After the client sent its first transmission for all 1.4MB worth of outgoing TCP segments, the connection was silent for 40 seconds. The first 7 retransmission attempts for the missing 21KB should have triggered within that time, lending further proof that the client was failing to send packets over the wire. The server finally sent a
FIN packet with the same SACK information, indicating that it had not received the missing data. This caused the client to enter the
CLOSE_WAIT state and even though the client was allowed to transmit data in this state, it did not. The TCP trace showed no more packets for this connection. The unacknowledged 22,138 bytes were never retransmitted.
Adding these 22,138 bytes to the 77,433 SACKed bytes (subtract right edge from left edge), we get 99,571 bytes. This number should look familiar. It is the size of the socket’s send queue listed in the
netstat output. This raised a second question. Why wasn’t the 75KB of SACKed data ever removed from the socket’s send queue? The server had confirmed reception; the client didn’t need to keep it.
Unfortunately, the TCP trace didn’t tell us why the retransmissions failed and only added an additional question to be answered. We opened the Ubuntu 16.04 source to learn more.
Dissecting the TCP stack
One Linux patch meant to fix the TCP SACKs vulnerability added an if-statement to the
tcp_fragment() function. It was meant to restrict the conditions under which the TCP stack fragments a socket’s retransmission queue to protect against maliciously crafted SACKs packets. It was the first place we looked because it had already been fixed once.
Even with this fix, we were still seeing problems. At the end of July, yet another fix was published for newer versions of Linux. As our AMIs use Ubuntu 16.04 with Canonical’s 4.4.0 Linux kernel, we backported that patch and built a custom Ubuntu kernel. Our performance problem disappeared.
Still blind to the root cause, as we didn’t know which of the four conditions in the if-statement fixed our problem, we built multiple custom images, isolating each condition. The image with just the first condition - the modifications to the
sk_wmem_queued check - proved sufficient to solve our issues.
The commit message for that change says that a 128KB overhead was added to
sk_sndbuf to form the limit because “
tcp_sendpage() might overshoot
sk_wmem_queued by about one full TSO skb (64KB size).” This means that
sk_wmem_queued can legitimately exceed
sk_sndbuf by as much as 64KB. This is what we were seeing in our socket. If you recall the
ss output above, the send buffer was 46,080 bytes and the write queue size was 103,971 bytes (a difference of 56KB). As half of our write queue (note the right shift in the condition) was bigger than the send buffer, we were satisfying the original fix’s if-condition. nstat confirmed this, as we saw the
TCPWQUEUETOOBIG count recorded as 179.
~# nstat | grep “TcpExtTCPWqueueTooBig” TcpExtTCPWqueueTooBig 179 0.0
With confirmation that we were indeed failing in
tcp_fragment(), we wanted to figure out why this could cause retransmission to fail.

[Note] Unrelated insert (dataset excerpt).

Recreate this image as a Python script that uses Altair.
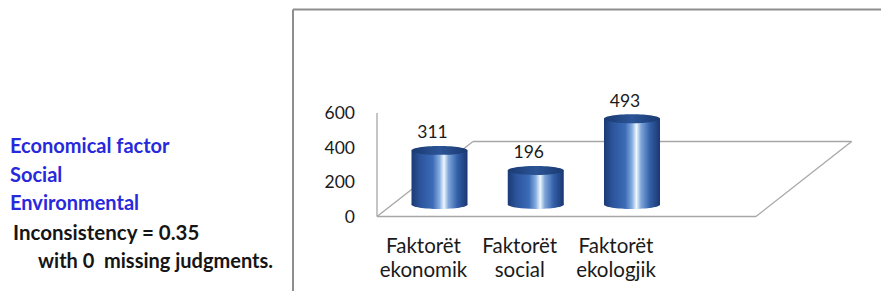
import altair as alt
import pandas as pd

# ---- data ----
categories = ["Faktorët\nekonomik", "Faktorët\nsocial", "Faktorët\nekologjik"]
values = [311, 196, 493]
tick_values = [0, 200, 400, 600]
side_blue = ["Economical factor", "Social", "Environmental"]
side_black = ["Inconsistency = 0.35", "with 0\u00a0 missing judgments."]

df = pd.DataFrame({"cat": categories, "value": values})
ticks = pd.DataFrame({"tick": tick_values})
one = pd.DataFrame({"d": [0]})

FONT = "Lato"
TXT = "#1a1a1a"
GRID = "#a6a6a6"

cyl_grad = {
    "gradient": "linear", "x1": 0, "x2": 1, "y1": 0, "y2": 0,
    "stops": [
        {"offset": 0.0, "color": "#1b3a74"},
        {"offset": 0.15, "color": "#2b549b"},
        {"offset": 0.38, "color": "#3c6bb7"},
        {"offset": 0.5, "color": "#86addf"},
        {"offset": 0.58, "color": "#eef7ff"},
        {"offset": 0.66, "color": "#7fa6da"},
        {"offset": 0.82, "color": "#3260a8"},
        {"offset": 1.0, "color": "#1a3670"},
    ],
}
top_grad = {
    "gradient": "linear", "x1": 0, "x2": 1, "y1": 0, "y2": 0,
    "stops": [
        {"offset": 0.0, "color": "#1a3a72"},
        {"offset": 0.5, "color": "#2b5496"},
        {"offset": 1.0, "color": "#1a3a72"},
    ],
}
ELLIPSE = ("M -1 0 C -1 -0.0884 -0.5523 -0.16 0 -0.16 "
           "C 0.5523 -0.16 1 -0.0884 1 0 "
           "C 1 0.0884 0.5523 0.16 0 0.16 "
           "C -0.5523 0.16 -1 0.0884 -1 0 Z")

xscale = alt.Scale(type="point", domain=categories, range=[431.5, 624], padding=0)
yscale = alt.Scale(domain=[0, 600], range=[196.5, 92.1], nice=False, zero=False)
tscale = alt.Scale(domain=[0, 600], range=[209.7, 106], nice=False, zero=False)

X = alt.X("cat:N", scale=xscale, axis=None)
Y = alt.Y("value:Q", scale=yscale, axis=None)

base = alt.Chart(df)

# decorations: chart frame, axis line, floor
def rule(x, y, x2, y2, color=GRID, w=1.3):
    return alt.Chart(one).mark_rule(color=color, strokeWidth=w).encode(
        x=alt.value(x), y=alt.value(y), x2=alt.value(x2), y2=alt.value(y2))

frame = rule(285, 1.5, 900, 1.5, "#8e8e8e", 2) + rule(285, 1.5, 285, 300, "#8e8e8e", 2)
axis_line = rule(369, 105, 369, 208.5)
floor = (rule(369, 208.5, 748, 208.5) + rule(465, 133.5, 843.6, 133.5)
         + rule(369, 208.5, 465, 133.5) + rule(748, 208.5, 843.6, 133.5))

tick_labels = alt.Chart(ticks).mark_text(
    font=FONT, fontSize=17.5, color=TXT, align="right", baseline="middle"
).encode(x=alt.value(347), y=alt.Y("tick:Q", scale=tscale, axis=None), text="tick:Q")

bottom = base.mark_point(shape=ELLIPSE, filled=True, fill=cyl_grad, opacity=1,
                         strokeWidth=0, size=56 * 56).encode(
    x=X, y=alt.Y("zero:Q", scale=yscale, axis=None)).transform_calculate(zero="0")
bars = base.mark_bar(fill=cyl_grad, size=56).encode(x=X, y=Y)
top = base.mark_point(shape=ELLIPSE, filled=True, fill=top_grad, opacity=1,
                      strokeWidth=0, size=56 * 56).encode(x=X, y=Y)
value_labels = base.mark_text(font=FONT, fontSize=17.5, color=TXT, baseline="middle",
                              dx=-7, dy=-17).encode(x=X, y=Y, text="value:Q")
cat_labels = base.mark_text(font=FONT, fontSize=20.5, color=TXT, baseline="middle",
                            align="center", dx=-16, lineBreak="\n", lineHeight=24.5
                            ).encode(x=X, y=alt.value(238.7), text="cat:N")

side_layers = []
for txt, yb in zip(side_blue, [145.3, 173.7, 202]):
    side_layers.append(alt.Chart(one).mark_text(
        font=FONT, fontSize=20, fontWeight="bold", color="#2828dc",
        align="left", baseline="alphabetic").encode(
        x=alt.value(2), y=alt.value(yb), text=alt.value(txt)))
for txt, xb, yb, fs in zip(side_black, [5, 30], [232, 260.3], [20.5, 20]):
    side_layers.append(alt.Chart(one).mark_text(
        font=FONT, fontSize=fs, fontWeight="bold", color="#151515",
        align="left", baseline="alphabetic").encode(
        x=alt.value(xb), y=alt.value(yb), text=alt.value(txt)))

chart = alt.layer(
    frame, axis_line, floor, tick_labels, bottom, bars, top, value_labels,
    cat_labels, *side_layers
).resolve_scale(y="independent").properties(
    width=873, height=283, padding=0, autosize=alt.AutoSizeParams(type="none"),
    background="white"
).configure_view(stroke=None)

chart.save("out.html", embed_options={"renderer": "svg", "actions": False})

Looking up the stack at the retransmit code path, we saw that if a socket buffer’s length is larger than the current MSS (1412 bytes in our case),
tcp_fragment() is invoked before retransmission. If this fails, retransmission increments the
TCPRETRANSFAIL counter (ours was at 143) and aborts the retransmission attempt for the entire queue of socket buffers. This is the reason why we did not observe any retransmissions of the 21KB of unacknowledged data.
This leaves the 75KB of SACKed data. Why wasn’t the memory from those packets reclaimed? It would have reduced the size of the write queue and allowed the fragmentation attempts during retransmission to succeed. Alas, SACK handling also calls
tcp_fragment() when a socket buffer is not completely within the SACK boundaries so that it can free the acknowledged portion. When one fragmentation fails, the handler actually breaks out without checking the rest of the socket buffers. This is likely why the 75KB of acknowledged data was never released. If the unacknowledged 21KB shared a socket buffer with the first portion of the SACKed data, it would have required fragmentation to reclaim. Failing on the same if-condition in
tcp_fragment(), the SACK handler would have aborted.
Reflecting on our journey through discovery, investigation and root cause analysis, a few points stand out:
- Consider the whole stack. We take for granted that Ubuntu offers a secure and stable platform for our clusters. When our benchmark initially failed, we naturally started looking for clues in our own recent changes. It was only after discovering the subsequent Linux TCP patches that we started questioning bits lower down the stack.
- Benchmarks are just numbers; logging is vital. We already knew this, but it’s worth reiterating. Our benchmark simply told us the platform was 6x slower. It didn’t tell us where to look. The Spark logs reporting S3 socket timeout exceptions gave us our first real hint. A benchmark that alerted on such logging abnormalities would have greatly reduced the initial investigation time.
- Use the right tools. The 15 minute socket timeout stumped us for a while. We knew about
netstat, but only later learned about
ss. The latter provides far more detail about a socket’s state and made the retransmission failures obvious. It also helped us make better sense of the TCP trace as it too was missing the expected retransmissions.
We also learned a lot about the Linux TCP stack during this deep dive. While Databricks isn’t looking to start submitting Linux patches anytime soon, we owed it to our customers and the Linux community to back up our earlier claim that an OS-level patch would be required to fix our performance regression. The good news is that the latest 4.4.0 patch resolves the issue and an official Ubuntu 16.04 fix is in sight.